A series named in tribute to Bell Hooks. Love is a subject that is often discussed in the most trivial and superficial terms. Love, as a subject matter, especially from a Black perspective, hardly ever includes discussions regarding the nature of love, the function of love, the purpose of love, or the relevance of love. All we ever talk about is how we want it, have it, never had it, or keep losing it. We are right to see lack of love as a concern; we just have to choose the right angle for exploring solutions. Here is where that happens.
No one can argue that communication is essential to the success of a relationship; however, how we define communication is often where the problem with communication lies.
In order for communication to be effective a message has to be effectively given from one end and received and understood from another end. All too often we feel that if communicate our thoughts we have been effective in communication. But if the message is never received or understood by the person with whom we are trying to communicate, then we have not communicated: we’ve only expressed ourselves. There is nothing wrong with expressing one’s self, but cannot be assumed that everyone understands what we are expressing. Communication is a dynamic that requires that both the sender and a receiver understand the message.
It has been proven that there are many ways to communicate. Any communication research will support this fact. However, there are a number of theories about how to define those various modes of communication. I once read an insightful book that was written by Gary Chapman in the ’90’s called Love Languages. The author asserts that everyone has their own romantic language. In order for an individual to feel loved, it has to be communicated in a language that they can understand. The book offers several suggestions on love languages. The author stated that there are 5 love languages: gifts, quality time, words of affirmation, acts of service, and physical touch. Chapman has since extended his theory to include the language of apology and the language of appreciation that he angles towards workplace communication.
I don’t endeavor here to evaluate or analyze the details of the love languages (maybe in another post if the readers want it). What I am affirming is that we all communicate differently. We all experience the feeling of love differently and these messages are communicated and received differently. There is no right way to communicate.
Most communication issues arise from a reluctance to accept that our perspective is not the only perspective. We forget that our perspective is built upon out own subjective experiences and that without those specific experiences we might have a totally different perspective.
To enter into a romantic relationship clinging only to out own perspectives is to sentence the relationship to death. Two completely different people cannot exist under the consideration of only one person’s perspective. Both parties have to be willing to learn, understand, and accept a perspective outside their own no matter how preposterous it may seem individually.

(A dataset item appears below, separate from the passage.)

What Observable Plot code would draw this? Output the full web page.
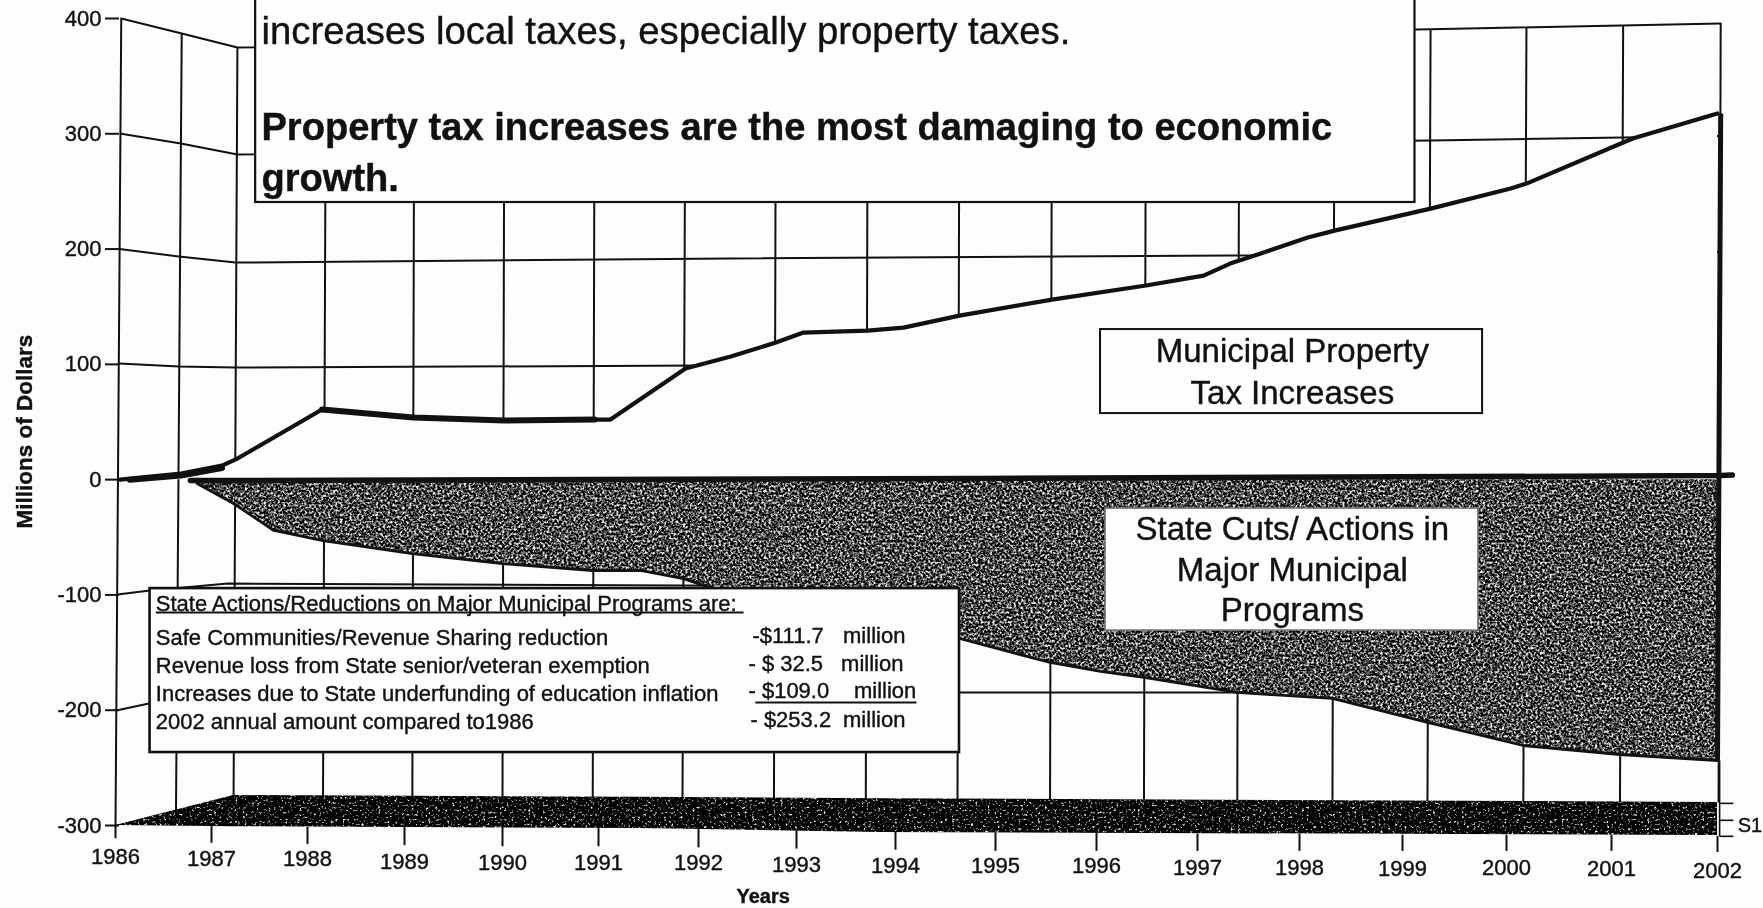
<!DOCTYPE html>
<html>
<head>
<meta charset="utf-8">
<script src="https://cdn.jsdelivr.net/npm/d3@7"></script>
<script src="https://cdn.jsdelivr.net/npm/@observablehq/plot@0.6"></script>
<style>
  html, body { margin: 0; padding: 0; background: #fdfdfd; overflow: hidden; }
  #chart svg { display: block; filter: blur(0.55px); font-family: "Liberation Sans", Arial, sans-serif; }
  #chart svg text { stroke: #111; stroke-width: 0.4px; }
</style>
</head>
<body>
<svg style="position:absolute;width:0;height:0" aria-hidden="true">
  <defs>
    <filter id="grainMid" x="0" y="0" width="100%" height="100%" color-interpolation-filters="sRGB">
      <feTurbulence type="fractalNoise" baseFrequency="0.42" numOctaves="2" seed="7" result="n"/>
      <feColorMatrix in="n" type="matrix" values="2.8 0 0 0 -1.12  2.8 0 0 0 -1.12  2.8 0 0 0 -1.12  0 0 0 0 1"/>
      <feComposite in2="SourceAlpha" operator="in"/>
    </filter>
    <filter id="grainDark" x="0" y="0" width="100%" height="100%" color-interpolation-filters="sRGB">
      <feTurbulence type="fractalNoise" baseFrequency="0.42" numOctaves="2" seed="11" result="n"/>
      <feColorMatrix in="n" type="matrix" values="4.2 0 0 0 -2.42  4.2 0 0 0 -2.42  4.2 0 0 0 -2.42  0 0 0 0 1"/>
      <feComposite in2="SourceAlpha" operator="in"/>
    </filter>
  </defs>
</svg>
<div id="chart"></div>
<script>
// ---- front axis ----
const years = [1986,1987,1988,1989,1990,1991,1992,1993,1994,1995,1996,1997,1998,1999,2000,2001,2002];
const valueTicks = [400,300,200,100,0,-100,-200,-300];
const yearLabelLevel = [-327.7,-328.6,-329.4,-332,-332.9,-332.9,-332.9,-334.6,-335.5,-335.5,-335.5,-336.4,-337.2,-338.1,-337.2,-338.1,-339];
const yearTickTop = [-300,-300,-301,-301,-301,-302,-302,-303,-305,-306,-306,-307,-307,-308,-308,-308,-309];
const yearTickBottom = [-311,-315,-316,-317,-318,-318,-319,-320,-321,-322,-322,-322,-322,-322,-322,-322,-323];

// ---- series, read against the front axis ----
const taxYear = [1986.05,1986.68,1987.11,1987.27,1988.15,1989.09,1990.02,1990.96,1991.12,1991.87,1992.33,1992.79,1993.07,1993.72,1994.08,1994.64,1995.56,1996.49,1997.06,1997.32,1997.62,1998.08,1998.34,1999.27,2000.04,2000.19,2001.2,2002];
const taxValue = [0,5.3,12.2,18.3,60.8,53.9,51.3,52.1,52.1,96.4,106.8,118.9,127.6,129.3,131.9,142.3,156.2,168.4,177,187.4,196.1,210,216,235.1,252.5,256.8,295.9,317.6];
const taxHeavyEarlyYear = [1986.15,1986.68,1987.11];
const taxHeavyEarlyValue = [0,3.6,10];
const taxHeavyMidYear = [1988.15,1989.09,1990.02,1990.96];
const taxHeavyMidValue = [60.8,53.9,51.3,52.1];
const cutYear = [1986.85,1987.23,1987.65,1988.16,1989.08,1990,1990.94,1991.42,1991.85,1992.15,1992.79,1993.7,1994.64,1995.54,1996.04,1996.47,1997.39,1998.32,1999.24,2000.04,2000.16,2001.08,2002];
const cutValue = [-3.4,-20.7,-44.1,-52.8,-64.1,-72.8,-78.8,-78.8,-85.8,-94.5,-106.6,-123.9,-137.8,-158.6,-166.4,-171.6,-184.6,-189.8,-210.6,-228,-230.6,-238.4,-243.6];
const zeroBarYear = [1986.78,1994.85,2002.03,2002.14];
const zeroBarValue = [-0.8,1,3.5,4];

// ---- floor of the 3-D chart ----
const floorYear = [1986,1987.23,1991.4,1993.85,2002];
const floorTop = [-300,-274,-275.6,-276.8,-280];
const floorBottom = [-300,-301,-302.6,-306,-308.7];

// ---- wall and depth grid ----
const gridTopYear = [1986.06,1986.69,1987.27,1988.19,1989.1,1990.02,1990.96,1991.87,1992.79,1993.72,1994.64,1995.56,1996.49,1997.41,1998.34,1999.27,2000.19,2001.11,2002.03];
const gridTopValue = [400,387,374.8,375.9,377.1,378.4,379.6,380.8,381.9,383.1,384.3,385.6,387,388.1,389.4,390.7,392.6,393.9,395.6];
const gridBottomYear = [1986,1986.63,1987.23,1988.16,1989.08,1990,1990.94,1991.84,1992.77,1993.7,1994.62,1995.54,1996.47,1997.39,1998.32,1999.24,2000.16,2001.08,2002.01];
const gridBottomValue = [-300.9,-288.8,-274,-274.4,-274.7,-275.1,-275.5,-275.9,-276.2,-276.6,-277,-277.3,-277.7,-278.1,-278.5,-278.9,-279.2,-279.6,-280];
const wall400 = {x:[1986.06,1986.69,1987.27,1999.27,2002.03], y:[400,387,374.8,390.7,395.6]};
const wall300 = {x:[1986.06,1986.68,1987.27,1999.27,2001.11,2002.03], y:[300,291.5,282,294.2,296.7,298]};
const wall200 = {x:[1986.04,1986.66,1987.25,1992.33,1997.32,2002.03], y:[200,193.5,188.3,191.8,194.4,197.4]};
const wall100 = {x:[1986.04,1986.66,1987.25,1992.02,2002.03], y:[100.7,98.1,97.2,99,101.6]};
const wallM100 = {x:[1986.02,1986.36,1987.17,1991.82,2002], y:[-99.6,-96.2,-90.1,-91.9,-95.3]};
const wallM200 = {x:[1986.02,1986.36,1987.23,2002], y:[-200,-194,-184.6,-184.6]};
const seriesTickYear = [2002.02,2002.15];
const seriesTickValue = [-280.8,-295.5,-309.4];

// ---- text ----
const headRegular = "increases local taxes, especially property taxes.";
const headBold = ["Property tax increases are the most damaging to economic","growth."];
const headBoldLevel = [305.6,261.3];
const listTitle = "State Actions/Reductions on Major Municipal Programs are:";
const listLabels = ["Safe Communities/Revenue Sharing reduction","Revenue loss from State senior/veteran exemption","Increases due to State underfunding of education inflation","2002 annual amount compared to1986"];
const listLabelLevel = [-136.9,-162,-185.5,-210.6];
const listAmounts = ["-$111.7","- $ 32.5","- $109.0","- $253.2"];
const listAmountYear = [1992.55,1992.51,1992.51,1992.53];
const listUnitYear = [1993.47,1993.45,1993.58,1993.47];
const listAmountLevel = [-135.2,-159.5,-183.7,-208.8];
const taxLabel = ["Municipal Property","Tax Increases"];
const taxLabelLevel = [111.5,75.2];
const cutLabel = ["State Cuts/ Actions in","Major Municipal","Programs"];
const cutLabelLevel = [-43.6,-78.7,-113.8];

const zip = (xs, ys) => xs.map((x, i) => ({x, y: ys[i]}));
const ink = "#111";
const grid = {stroke: ink, strokeWidth: 2};
const wallRow = w => Plot.line(zip(w.x, w.y), {x: "x", y: "y", ...grid});
const font = {fontFamily: "Liberation Sans, Arial, sans-serif", fill: ink};
const box = (x1, x2, y1, y2, stroke, strokeWidth) =>
  Plot.rect([{x1, x2, y1, y2}], {x1: "x1", x2: "x2", y1: "y1", y2: "y2", fill: "#fefefe", stroke, strokeWidth});

const chart = Plot.plot({
  width: 1763,
  height: 908,
  marginLeft: 119,
  marginTop: 18,
  marginRight: 46,
  marginBottom: 83,
  style: {background: "#fdfdfd", fontFamily: "Liberation Sans, Arial, sans-serif"},
  x: {type: "linear", axis: null, domain: years, range: [115,211,307,404,502,598,698,796,895,995,1096,1197,1299,1402,1506,1611,1717]},
  y: {type: "linear", axis: null, domain: [-300, 400], range: [825, 18]},
  marks: [
    // grid
    Plot.link(gridTopYear.map((x, i) => ({x1: x, y1: gridTopValue[i], x2: gridBottomYear[i], y2: gridBottomValue[i]})),
      {x1: "x1", y1: "y1", x2: "x2", y2: "y2", ...grid}),
    wallRow(wall400), wallRow(wall300), wallRow(wall200), wallRow(wall100), wallRow(wallM100), wallRow(wallM200),

    // municipal property tax increases
    Plot.areaY(taxYear.map((x, i) => ({x, y1: 0, y2: taxValue[i]})), {x: "x", y1: "y1", y2: "y2", fill: "#fdfdfd"}),
    Plot.line(zip(taxYear, taxValue), {x: "x", y: "y", stroke: ink, strokeWidth: 4.2, strokeLinejoin: "round"}),
    Plot.line(zip(taxHeavyEarlyYear, taxHeavyEarlyValue), {x: "x", y: "y", stroke: ink, strokeWidth: 6}),
    Plot.line(zip(taxHeavyMidYear, taxHeavyMidValue), {x: "x", y: "y", stroke: ink, strokeWidth: 6}),

    // state cuts
    Plot.areaY(cutYear.map((x, i) => ({x, y1: 0, y2: cutValue[i]})), {x: "x", y1: "y1", y2: "y2", fill: "#555", imageFilter: "url(#grainMid)"}),
    Plot.line(zip(cutYear, cutValue), {x: "x", y: "y", stroke: ink, strokeWidth: 2.8}),
    Plot.line(zip(zeroBarYear, zeroBarValue), {x: "x", y: "y", stroke: ink, strokeWidth: 5.5}),

    // floor
    Plot.areaY(floorYear.map((x, i) => ({x, y1: floorTop[i], y2: floorBottom[i]})), {x: "x", y1: "y1", y2: "y2", fill: "#111", imageFilter: "url(#grainDark)"}),

    // right-hand edge and series key
    Plot.link([{x1: 2002.03, y1: 317.6, x2: 2002, y2: -243.6}], {x1: "x1", y1: "y1", x2: "x2", y2: "y2", stroke: ink, strokeWidth: 5}),
    Plot.link([{x1: 2002.02, y1: -243.6, x2: 2002.02, y2: -309.4}], {x1: "x1", y1: "y1", x2: "x2", y2: "y2", stroke: ink, strokeWidth: 1.6}),
    Plot.link(seriesTickValue.map(y => ({y})), {x1: () => seriesTickYear[0], x2: () => seriesTickYear[1], y1: "y", y2: "y", stroke: ink, strokeWidth: 1.6}),
    Plot.text(["S1"], {x: () => 2002.19, y: () => -300, textAnchor: "start", fontSize: 20, ...font}),

    // axes
    Plot.axisY({ticks: valueTicks, tickSize: 14, tickPadding: 4, tickFormat: d => String(d), label: null, fontSize: 22, fill: ink, stroke: ink, strokeWidth: 2}),
    Plot.link(years.map((x, i) => ({x, y1: yearTickTop[i], y2: yearTickBottom[i]})), {x1: "x", x2: "x", y1: "y1", y2: "y2", ...grid}),
    Plot.text(years.map((x, i) => ({x, y: yearLabelLevel[i], t: String(x)})), {x: "x", y: "y", text: "t", fontSize: 22, ...font}),
    Plot.text(["Years"], {x: () => 1992.66, y: () => -361.5, fontSize: 20, fontWeight: "bold", ...font}),
    Plot.text(["Millions of Dollars"], {x: () => 1985.05, y: () => 41.7, rotate: -90, fontSize: 22.5, fontWeight: "bold", ...font}),

    // headline box
    box(1987.46, 1999.12, 460, 240.4, ink, 2.2),
    Plot.text([headRegular], {x: () => 1987.52, y: () => 388.9, textAnchor: "start", fontSize: 38.3, ...font}),
    Plot.text(headBold.map((t, i) => ({t, y: headBoldLevel[i]})), {x: () => 1987.52, y: "y", text: "t", textAnchor: "start", fontSize: 38.1, fontWeight: "bold", ...font}),

    // list box
    box(1986.36, 1994.64, -94.5, -236.7, ink, 2.6),
    Plot.text([listTitle], {x: () => 1986.42, y: () => -107.5, textAnchor: "start", fontSize: 22, ...font}),
    Plot.link([{x1: 1986.42, x2: 1992.46, y: -115.3}, {x1: 1992.58, x2: 1994.21, y: -193.3}], {x1: "x1", x2: "x2", y1: "y", y2: "y", stroke: ink, strokeWidth: 2}),
    Plot.text(listLabels.map((t, i) => ({t, y: listLabelLevel[i]})), {x: () => 1986.42, y: "y", text: "t", textAnchor: "start", fontSize: 22, ...font}),
    Plot.text(listAmounts.map((t, i) => ({t, x: listAmountYear[i], y: listAmountLevel[i]})), {x: "x", y: "y", text: "t", textAnchor: "start", fontSize: 22, ...font}),
    Plot.text(listUnitYear.map((x, i) => ({x, y: listAmountLevel[i]})), {x: "x", y: "y", text: () => "million", textAnchor: "start", fontSize: 22, ...font}),

    // series labels
    box(1996.04, 1999.77, 130.2, 57.3, ink, 2),
    Plot.text(taxLabel.map((t, i) => ({t, y: taxLabelLevel[i]})), {x: () => 1997.93, y: "y", text: "t", fontSize: 33, ...font}),
    box(1996.09, 1999.73, -25.1, -130.9, "#777", 1.6),
    Plot.text(cutLabel.map((t, i) => ({t, y: cutLabelLevel[i]})), {x: () => 1997.93, y: "y", text: "t", fontSize: 33, ...font})
  ]
});
document.getElementById("chart").appendChild(chart);
</script>
</body>
</html>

Emotions are varied and personal and they must be validated in order to allow each person in the relationship to blossom and feel safe exposing their personal feelings. When either person does not feel this freedom, they are emotionally backed into a corner and pressured to commit emotional suicide. It denies them their right to think for themselves and feel whatever they feel. It tells them that the feelings that are very real to them are wrong. And that will force them to choose their own emotional survival over the relationship. There isn’t a creature alive that doesn’t choose to fight with all their might to save themselves from death.
If we could get over ourselves long enough to stop looking for reasons to not give and receive, we would find that communication, like love, takes effort and willingness. No two interactions will work the same and there is no universal right way to love or communicate. The goal for communication must be mutual understanding and until that goal is reached both parties have work to do. That work must be accomplished by any means necessary.
We have often said that communication is a two street. That is slightly true. Communication is two streets; however those two streets are not always parallel. Communication is more like an intersection of streets. There is the possibility of a parallel but it is just as possible that the other street is coming from an entirely opposite origin heading in a completely different direction from the one that we travel. Love is the stoplight that brings us to a halt in the midst of others and we have consider where the other car is coming from and where it is going before we can understand how we might go in the same direction towards the same destination.